Lack of rationale and motivation
The changes in the approach to XSD datatypes (such as introduction of owl:real, and the redefinition of the value spaces of the XSD built in datatypes) is not motivated in the Rationale document. Since this change risks interoperability failure this seems like a significant oversight.
owl:real
A possible motivation for owl:real is to allow a property which can be used with any numeric datatype. TopQuadrant customers have such use cases, when merging data from various sources: however, the use of a simple XSD union datatype is an alternative solution, which we prefer.
owl:real
A possible motivation for use of owl:real is to permit integration of numeric reasoning services in with ontological reasoning services. While this may be useful for some Semantic Web application, we do not find this to be useful for our business. We do find it critical that numbers in semantic web applications interoperate with numbers in databases, and with numbers in programming languages. We hence suspect that this proposed change to the semantics of datatypes in OWL is a further example of a clean theoretical solution that does not make practical business sense. We suggest that the value spaces of the XSD datatypes should remain unchanged from OWL1.
owl:rational
There is a typo (owl:datetime) in the description of this datatype. Otherwise, we explicitly have no comment.
rdf:XMLLiteral
While we have no comment at this time, please let us know if the WG is minded to drop support for this datatype; we may wish to speak up in its defence.
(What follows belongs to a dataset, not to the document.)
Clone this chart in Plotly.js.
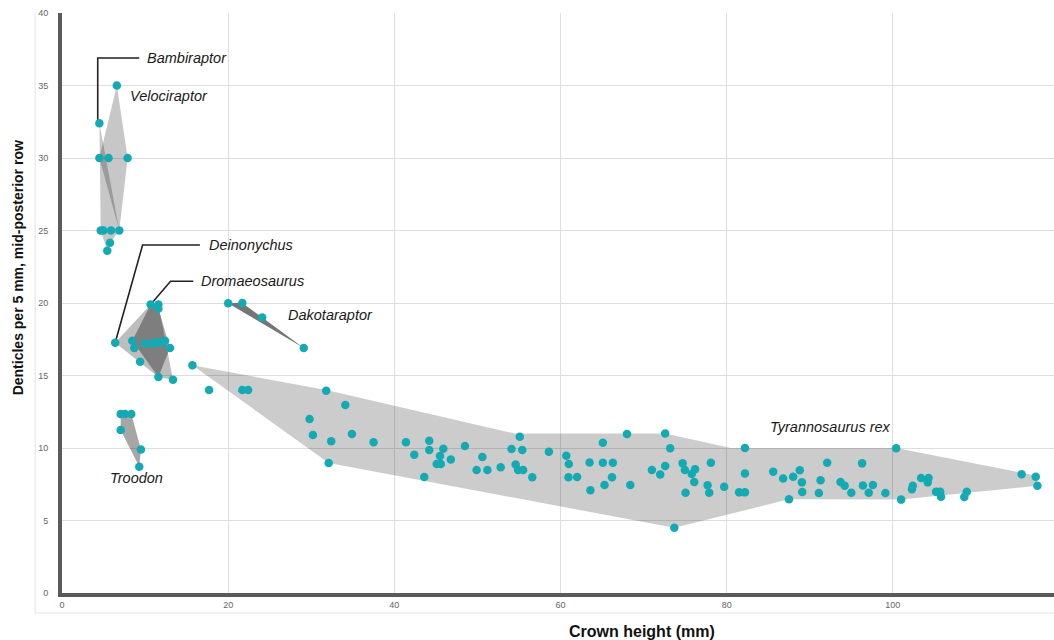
<!DOCTYPE html>
<html>
<head>
<meta charset="utf-8">
<script src="https://cdn.plot.ly/plotly-3.0.1.min.js"></script>
<style>
html,body{margin:0;padding:0;background:#fff;overflow:hidden;}
#chart{width:1062px;height:640px;}
</style>
</head>
<body>
<div id="chart"></div>
<script>
// ---- Data (crown height mm, denticles per 5 mm) ----
const bambiraptorX = [4.5, 4.5, 5.6, 4.66, 4.97, 5.9, 5.45, 5.78];
const bambiraptorY = [32.4, 30, 30, 25, 25, 25, 23.6, 24.16];
const velociraptorX = [6.6, 7.9, 6.9];
const velociraptorY = [35, 30, 25];
const deinonychusX = [6.4, 8.7, 9.4, 13.36];
const deinonychusY = [17.26, 16.9, 15.95, 14.7];
const dromaeosaurusX = [10.67, 11.6, 11.6, 8.46, 10.0, 10.9, 11.35, 11.9, 12.4, 13.0, 11.6];
const dromaeosaurusY = [19.9, 19.9, 19.6, 17.4, 17.2, 17.2, 17.3, 17.26, 17.4, 16.9, 14.9];
const dakotaraptorX = [20.0, 21.7, 24.1, 29.1];
const dakotaraptorY = [19.98, 20.0, 19.0, 16.9];
const troodonX = [7.06, 7.58, 8.34, 7.06, 9.5, 9.3];
const troodonY = [12.35, 12.35, 12.35, 11.24, 9.9, 8.7];
const trexX = [15.7, 17.7, 21.7, 22.4, 31.8, 34.1, 29.8, 30.2, 32.4, 34.9, 37.5, 32.1, 41.4, 44.2, 44.2, 45.9, 42.4, 45.5, 46.8, 45.1, 45.6, 43.6, 48.5, 50.6, 49.9, 51.2, 52.8, 55.1, 54.1, 55.4, 54.6, 54.9, 55.5, 56.6, 58.6, 60.7, 61.0, 60.96, 62.0, 63.6, 63.5, 65.1, 65.1, 66.3, 66.2, 65.3, 68.4, 68.0, 72.6, 73.2, 71.0, 72.0, 72.6, 74.7, 74.97, 76.2, 75.8, 76.1, 78.1, 75.05, 77.7, 77.9, 79.7, 81.5, 82.2, 82.2, 82.2, 85.6, 73.7, 86.8, 88.0, 88.8, 87.5, 89.05, 89.1, 91.3, 91.1, 92.1, 93.7, 94.2, 95.0, 96.3, 96.4, 97.6, 97.1, 99.1, 100.4, 101.0, 102.4, 102.3, 103.4, 104.3, 104.2, 105.2, 105.7, 105.8, 108.6, 108.9, 115.5, 117.2, 117.4];
const trexY = [15.7, 14.0, 14.0, 14.0, 13.95, 12.97, 12.0, 10.9, 10.46, 10.97, 10.4, 8.97, 10.4, 10.5, 9.86, 9.95, 9.54, 9.45, 9.2, 8.9, 8.9, 8.0, 10.14, 9.38, 8.48, 8.48, 8.67, 10.78, 9.93, 9.86, 8.87, 8.48, 8.48, 7.98, 9.75, 9.47, 8.9, 7.98, 8.0, 7.08, 9.0, 10.37, 8.99, 8.99, 7.98, 7.45, 7.45, 10.97, 11.0, 9.98, 8.48, 8.18, 8.76, 8.94, 8.48, 8.53, 8.2, 7.66, 8.99, 6.92, 7.43, 6.92, 7.33, 6.94, 6.94, 8.25, 10.0, 8.37, 4.5, 7.9, 8.02, 8.46, 6.46, 7.63, 6.97, 7.77, 6.9, 8.99, 7.66, 7.4, 6.92, 8.94, 7.42, 7.45, 6.92, 6.9, 9.98, 6.44, 7.4, 7.15, 7.93, 7.93, 7.63, 6.99, 6.99, 6.64, 6.62, 6.99, 8.19, 8.02, 7.4];

// ---- Range outlines ----
const velociraptorHullX = [6.6, 7.9, 6.9, 4.5];
const velociraptorHullY = [35, 30, 25, 30];
const bambiraptorHullX = [4.5, 6.9, 5.78, 5.45, 4.66, 4.5];
const bambiraptorHullY = [32.4, 25, 24.16, 23.6, 25, 30];
const deinonychusHullX = [6.4, 10.67, 11.6, 13.36, 11.6];
const deinonychusHullY = [17.26, 19.9, 19.9, 14.7, 14.9];
const dromaeosaurusHullX = [10.67, 11.6, 11.6, 13.0, 11.6, 8.46];
const dromaeosaurusHullY = [19.9, 19.9, 19.6, 16.9, 14.9, 17.4];
const dakotaraptorHullX = [20.0, 21.7, 24.1, 29.1];
const dakotaraptorHullY = [19.98, 20.0, 19.0, 16.9];
const troodonHullX = [7.06, 8.34, 9.5, 9.3, 7.06];
const troodonHullY = [12.35, 12.35, 9.9, 8.7, 11.24];
const trexHullX = [15.7, 31.8, 54.5, 72.6, 80.5, 100.4, 117.2, 117.4, 101.0, 87.5, 73.7, 32.1];
const trexHullY = [15.7, 14.0, 11.0, 11.0, 10.0, 10.0, 8.1, 7.4, 6.44, 6.46, 4.5, 8.97];

// ---- Labels ----
const labelNames = ['Bambiraptor', 'Velociraptor', 'Deinonychus', 'Dromaeosaurus', 'Dakotaraptor', 'Troodon', 'Tyrannosaurus rex'];
const labelX = [10.0, 8.0, 17.5, 16.5, 27.0, 5.5, 85.0];
const labelY = [36.9, 34.3, 24.0, 21.5, 19.2, 7.9, 11.45];

const xTicks = [0, 20, 40, 60, 80, 100, 120];
const yTicks = [0, 5, 10, 15, 20, 25, 30, 35, 40];
const xTitle = 'Crown height (mm)';
const yTitle = 'Denticles per 5 mm, mid-posterior row';

const teal = '#14aab4';
function hull(x, y, alpha) {
  return {x: x.concat([x[0]]), y: y.concat([y[0]]), type: 'scatter', mode: 'lines',
    fill: 'toself', fillcolor: 'rgba(0,0,0,' + alpha + ')', line: {width: 0},
    hoverinfo: 'skip', showlegend: false};
}
function pts(x, y) {
  return {x: x, y: y, type: 'scatter', mode: 'markers',
    marker: {color: teal, size: 8.5, line: {width: 0}}, showlegend: false};
}
function leader(px, py, lx, ly, elbowX, endX) {
  return {x: [px, elbowX, endX], y: [py, ly, ly], type: 'scatter', mode: 'lines',
    line: {color: '#222', width: 1.6}, hoverinfo: 'skip', showlegend: false};
}

const traces = [
  hull(trexHullX, trexHullY, 0.2),
  hull(velociraptorHullX, velociraptorHullY, 0.22),
  hull(bambiraptorHullX, bambiraptorHullY, 0.22),
  hull(deinonychusHullX, deinonychusHullY, 0.26),
  hull(dromaeosaurusHullX, dromaeosaurusHullY, 0.33),
  hull(dakotaraptorHullX, dakotaraptorHullY, 0.54),
  hull(troodonHullX, troodonHullY, 0.35),
  // leader lines: from labelled point to label
  leader(bambiraptorX[0] - 0.2, bambiraptorY[0] + 0.2, labelX[0], labelY[0], bambiraptorX[0] - 0.2, labelX[0] - 0.7),
  leader(deinonychusX[0], deinonychusY[0], labelX[2], labelY[2], deinonychusX[0] + 3.3, labelX[2] - 0.9),
  leader(dromaeosaurusX[0], dromaeosaurusY[0], labelX[3], labelY[3], dromaeosaurusX[0] + 2.4, labelX[3] - 0.7),
  pts(bambiraptorX, bambiraptorY),
  pts(velociraptorX, velociraptorY),
  pts(deinonychusX, deinonychusY),
  pts(dromaeosaurusX, dromaeosaurusY),
  pts(dakotaraptorX, dakotaraptorY),
  pts(troodonX, troodonY),
  pts(trexX, trexY)
];

const annotations = labelNames.map((t, i) => ({
  x: labelX[i], y: labelY[i], xref: 'x', yref: 'y', text: '<i>' + t + '</i>',
  showarrow: false, xanchor: 'left', yanchor: 'middle',
  font: {family: 'Liberation Sans, Arial, sans-serif', size: 14.5, color: '#1a1a1a'}
}));
annotations.push({
  xref: 'paper', yref: 'paper', x: 0.582, y: -0.066, text: '<b>' + xTitle + '</b>',
  showarrow: false, xanchor: 'center', yanchor: 'middle',
  font: {family: 'Liberation Sans, Arial, sans-serif', size: 16, color: '#111'}
});
annotations.push({
  xref: 'paper', yref: 'paper', x: -0.044, y: 0.56, text: '<b>' + yTitle + '</b>',
  showarrow: false, xanchor: 'center', yanchor: 'middle', textangle: -90,
  font: {family: 'Liberation Sans, Arial, sans-serif', size: 14, color: '#111'}
});

const layout = {
  width: 1062, height: 640,
  margin: {l: 62, r: 3, t: 13, b: 47},
  paper_bgcolor: '#fff', plot_bgcolor: '#fff',
  font: {family: 'Liberation Sans, Arial, sans-serif'},
  xaxis: {
    range: [0, 120], tickvals: xTicks, ticktext: xTicks.map(String),
    showgrid: true, gridcolor: '#dedede', gridwidth: 1, zeroline: false,
    showline: true, linecolor: '#5a5a5a', linewidth: 4,
    ticks: '', tickfont: {size: 9, color: '#666'},
    fixedrange: true
  },
  yaxis: {
    range: [0, 40], tickvals: yTicks, ticktext: yTicks.map(String),
    showgrid: true, gridcolor: '#dedede', gridwidth: 1, zeroline: false,
    showline: true, linecolor: '#5a5a5a', linewidth: 4,
    ticks: 'outside', ticklen: 8, tickcolor: 'rgba(0,0,0,0)',
    tickfont: {size: 9, color: '#666'},
    fixedrange: true
  },
  annotations: annotations,
  shapes: [
    {type: 'line', xref: 'paper', yref: 'paper', x0: -0.027, x1: -0.027, y0: 1.0, y1: -0.0345, line: {color: '#e4e4e4', width: 1}},
    {type: 'line', xref: 'paper', yref: 'paper', x0: -0.027, x1: 1.0, y0: -0.0345, y1: -0.0345, line: {color: '#e4e4e4', width: 1}}
  ],
  showlegend: false
};

Plotly.newPlot('chart', traces, layout, {displayModeBar: false, staticPlot: true});
</script>
</body>
</html>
Carroll's Personal Comment on OWL 2 Full Semantics

Procedural point, I am listed as a contributor, but, I believe that the patent policy has not required me, HP or TopQuadrant to make a declaration (explicitly or implicitly) concerning the unencumbered status of that contribution. I am not personally aware of any patents connected with my contribution to these semantics, and I am happy to participate individually in the patent policy for this document; I believe that TopQuadrant would not have a problem in making a similar corporate statement. I can no longer speak for HP.